= To do =
Extract the lines from the start through the line that holds "(290,84) rectangle (495,493);", both included, omitting all images.

= Dataset excerpt =
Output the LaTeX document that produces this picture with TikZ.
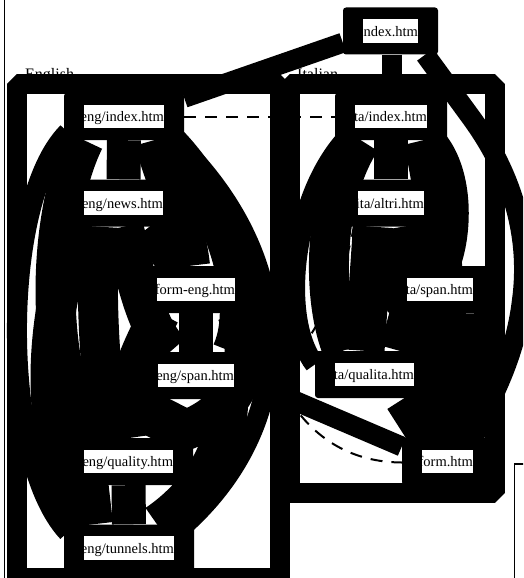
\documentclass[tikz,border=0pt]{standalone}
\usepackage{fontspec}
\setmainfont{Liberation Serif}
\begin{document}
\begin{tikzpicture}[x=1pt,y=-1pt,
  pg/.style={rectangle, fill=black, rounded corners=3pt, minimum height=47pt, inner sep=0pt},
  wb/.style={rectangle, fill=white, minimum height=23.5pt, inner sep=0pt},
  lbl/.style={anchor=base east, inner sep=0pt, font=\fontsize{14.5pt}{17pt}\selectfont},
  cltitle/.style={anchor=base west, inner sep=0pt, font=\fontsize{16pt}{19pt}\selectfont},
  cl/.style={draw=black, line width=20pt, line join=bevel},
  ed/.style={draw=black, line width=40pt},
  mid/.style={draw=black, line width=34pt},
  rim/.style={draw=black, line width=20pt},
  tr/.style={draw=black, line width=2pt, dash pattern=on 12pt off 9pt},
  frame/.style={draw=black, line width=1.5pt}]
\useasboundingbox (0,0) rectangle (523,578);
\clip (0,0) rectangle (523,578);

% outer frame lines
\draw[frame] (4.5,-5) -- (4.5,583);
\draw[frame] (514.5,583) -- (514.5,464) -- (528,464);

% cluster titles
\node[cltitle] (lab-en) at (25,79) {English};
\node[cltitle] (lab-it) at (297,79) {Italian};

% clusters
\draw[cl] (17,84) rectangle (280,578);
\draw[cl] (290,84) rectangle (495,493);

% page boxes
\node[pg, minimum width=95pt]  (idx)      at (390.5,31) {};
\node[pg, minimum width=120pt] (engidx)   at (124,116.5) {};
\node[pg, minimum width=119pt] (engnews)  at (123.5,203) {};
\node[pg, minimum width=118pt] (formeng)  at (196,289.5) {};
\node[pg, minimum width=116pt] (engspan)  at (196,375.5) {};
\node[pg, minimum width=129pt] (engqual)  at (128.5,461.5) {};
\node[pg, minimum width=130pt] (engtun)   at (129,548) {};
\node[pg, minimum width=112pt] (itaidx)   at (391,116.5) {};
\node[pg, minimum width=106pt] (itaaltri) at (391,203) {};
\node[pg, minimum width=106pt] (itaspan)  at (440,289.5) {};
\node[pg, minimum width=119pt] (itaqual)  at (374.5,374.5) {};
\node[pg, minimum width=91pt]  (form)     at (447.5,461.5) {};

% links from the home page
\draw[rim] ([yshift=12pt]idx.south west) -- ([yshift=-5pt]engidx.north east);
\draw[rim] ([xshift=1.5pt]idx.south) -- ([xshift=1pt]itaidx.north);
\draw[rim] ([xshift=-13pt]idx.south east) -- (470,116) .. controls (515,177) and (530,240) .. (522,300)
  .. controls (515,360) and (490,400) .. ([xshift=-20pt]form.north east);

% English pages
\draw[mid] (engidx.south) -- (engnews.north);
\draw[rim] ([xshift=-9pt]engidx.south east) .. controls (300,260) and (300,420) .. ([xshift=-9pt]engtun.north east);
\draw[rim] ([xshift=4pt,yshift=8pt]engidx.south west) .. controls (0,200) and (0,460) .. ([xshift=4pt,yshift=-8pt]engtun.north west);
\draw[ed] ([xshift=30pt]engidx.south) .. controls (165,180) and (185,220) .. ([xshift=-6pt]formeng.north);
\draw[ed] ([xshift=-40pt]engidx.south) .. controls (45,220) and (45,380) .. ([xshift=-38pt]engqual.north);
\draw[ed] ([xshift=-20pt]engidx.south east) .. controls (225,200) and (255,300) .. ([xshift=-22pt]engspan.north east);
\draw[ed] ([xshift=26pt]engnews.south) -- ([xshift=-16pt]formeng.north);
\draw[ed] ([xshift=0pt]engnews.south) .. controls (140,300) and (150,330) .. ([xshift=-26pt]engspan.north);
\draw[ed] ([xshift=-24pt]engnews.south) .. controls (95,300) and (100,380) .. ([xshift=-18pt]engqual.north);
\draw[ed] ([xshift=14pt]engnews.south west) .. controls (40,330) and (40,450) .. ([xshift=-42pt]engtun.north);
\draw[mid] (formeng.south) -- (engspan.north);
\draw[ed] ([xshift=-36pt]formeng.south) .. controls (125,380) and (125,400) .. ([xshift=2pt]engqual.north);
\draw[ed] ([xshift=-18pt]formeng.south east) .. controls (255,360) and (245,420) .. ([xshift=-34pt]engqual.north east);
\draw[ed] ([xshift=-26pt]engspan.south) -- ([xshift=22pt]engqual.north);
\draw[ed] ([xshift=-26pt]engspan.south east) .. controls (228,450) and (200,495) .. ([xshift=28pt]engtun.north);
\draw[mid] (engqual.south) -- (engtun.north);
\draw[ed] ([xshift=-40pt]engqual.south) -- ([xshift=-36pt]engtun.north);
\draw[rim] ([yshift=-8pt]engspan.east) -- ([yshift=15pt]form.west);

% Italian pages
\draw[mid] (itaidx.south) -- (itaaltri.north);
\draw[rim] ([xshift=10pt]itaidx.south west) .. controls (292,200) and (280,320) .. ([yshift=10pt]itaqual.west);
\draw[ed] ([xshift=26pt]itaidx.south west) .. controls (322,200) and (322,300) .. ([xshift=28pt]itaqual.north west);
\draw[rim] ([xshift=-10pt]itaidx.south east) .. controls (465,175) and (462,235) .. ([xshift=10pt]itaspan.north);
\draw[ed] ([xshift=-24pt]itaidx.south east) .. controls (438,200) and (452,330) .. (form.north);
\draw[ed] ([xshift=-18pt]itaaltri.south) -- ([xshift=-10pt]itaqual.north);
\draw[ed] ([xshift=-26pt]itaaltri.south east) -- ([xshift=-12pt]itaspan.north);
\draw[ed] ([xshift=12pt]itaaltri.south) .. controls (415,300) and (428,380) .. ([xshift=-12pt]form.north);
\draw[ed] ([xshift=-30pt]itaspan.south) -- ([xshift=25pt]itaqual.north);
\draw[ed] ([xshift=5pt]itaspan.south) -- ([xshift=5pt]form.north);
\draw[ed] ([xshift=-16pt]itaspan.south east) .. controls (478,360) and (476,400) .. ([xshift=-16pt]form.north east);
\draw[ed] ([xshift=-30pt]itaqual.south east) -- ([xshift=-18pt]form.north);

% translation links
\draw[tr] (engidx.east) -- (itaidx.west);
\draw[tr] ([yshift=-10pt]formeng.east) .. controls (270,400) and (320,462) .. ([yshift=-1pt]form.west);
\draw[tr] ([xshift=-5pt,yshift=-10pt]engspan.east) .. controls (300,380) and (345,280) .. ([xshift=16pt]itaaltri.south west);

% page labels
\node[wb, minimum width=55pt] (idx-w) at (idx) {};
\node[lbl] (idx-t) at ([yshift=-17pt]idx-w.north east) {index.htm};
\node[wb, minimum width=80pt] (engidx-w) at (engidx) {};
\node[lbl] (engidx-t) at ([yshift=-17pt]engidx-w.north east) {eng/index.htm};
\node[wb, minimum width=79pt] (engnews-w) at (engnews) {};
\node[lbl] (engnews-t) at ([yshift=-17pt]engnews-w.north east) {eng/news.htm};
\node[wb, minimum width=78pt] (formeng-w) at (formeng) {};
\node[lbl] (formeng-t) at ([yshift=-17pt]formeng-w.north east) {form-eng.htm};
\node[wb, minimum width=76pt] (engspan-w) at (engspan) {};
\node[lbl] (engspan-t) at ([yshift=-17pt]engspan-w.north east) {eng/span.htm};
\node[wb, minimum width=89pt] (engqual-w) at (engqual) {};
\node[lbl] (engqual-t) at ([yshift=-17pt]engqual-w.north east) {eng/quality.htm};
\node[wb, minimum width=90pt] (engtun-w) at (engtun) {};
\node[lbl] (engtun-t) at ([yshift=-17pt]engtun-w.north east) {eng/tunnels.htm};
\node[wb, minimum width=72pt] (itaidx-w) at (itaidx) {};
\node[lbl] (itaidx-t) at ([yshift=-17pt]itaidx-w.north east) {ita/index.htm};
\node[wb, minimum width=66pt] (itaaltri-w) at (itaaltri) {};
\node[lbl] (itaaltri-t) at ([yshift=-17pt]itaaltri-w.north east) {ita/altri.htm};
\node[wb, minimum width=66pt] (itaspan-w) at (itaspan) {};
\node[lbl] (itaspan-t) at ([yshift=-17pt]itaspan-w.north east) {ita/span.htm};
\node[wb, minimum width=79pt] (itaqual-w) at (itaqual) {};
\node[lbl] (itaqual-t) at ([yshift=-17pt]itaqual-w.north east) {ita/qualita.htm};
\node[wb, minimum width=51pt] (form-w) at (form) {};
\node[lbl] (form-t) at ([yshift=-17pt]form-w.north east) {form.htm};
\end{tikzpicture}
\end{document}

= Response =
Output the LaTeX document that produces this picture with TikZ.
\documentclass[tikz,border=0pt]{standalone}
\usepackage{fontspec}
\setmainfont{Liberation Serif}
\begin{document}
\begin{tikzpicture}[x=1pt,y=-1pt,
  pg/.style={rectangle, fill=black, rounded corners=3pt, minimum height=47pt, inner sep=0pt},
  wb/.style={rectangle, fill=white, minimum height=23.5pt, inner sep=0pt},
  lbl/.style={anchor=base east, inner sep=0pt, font=\fontsize{14.5pt}{17pt}\selectfont},
  cltitle/.style={anchor=base west, inner sep=0pt, font=\fontsize{16pt}{19pt}\selectfont},
  cl/.style={draw=black, line width=20pt, line join=bevel},
  ed/.style={draw=black, line width=40pt},
  mid/.style={draw=black, line width=34pt},
  rim/.style={draw=black, line width=20pt},
  tr/.style={draw=black, line width=2pt, dash pattern=on 12pt off 9pt},
  frame/.style={draw=black, line width=1.5pt}]
\useasboundingbox (0,0) rectangle (523,578);
\clip (0,0) rectangle (523,578);

% outer frame lines
\draw[frame] (4.5,-5) -- (4.5,583);
\draw[frame] (514.5,583) -- (514.5,464) -- (528,464);

% cluster titles
\node[cltitle] (lab-en) at (25,79) {English};
\node[cltitle] (lab-it) at (297,79) {Italian};

% clusters
\draw[cl] (17,84) rectangle (280,578);
\draw[cl] (290,84) rectangle (495,493);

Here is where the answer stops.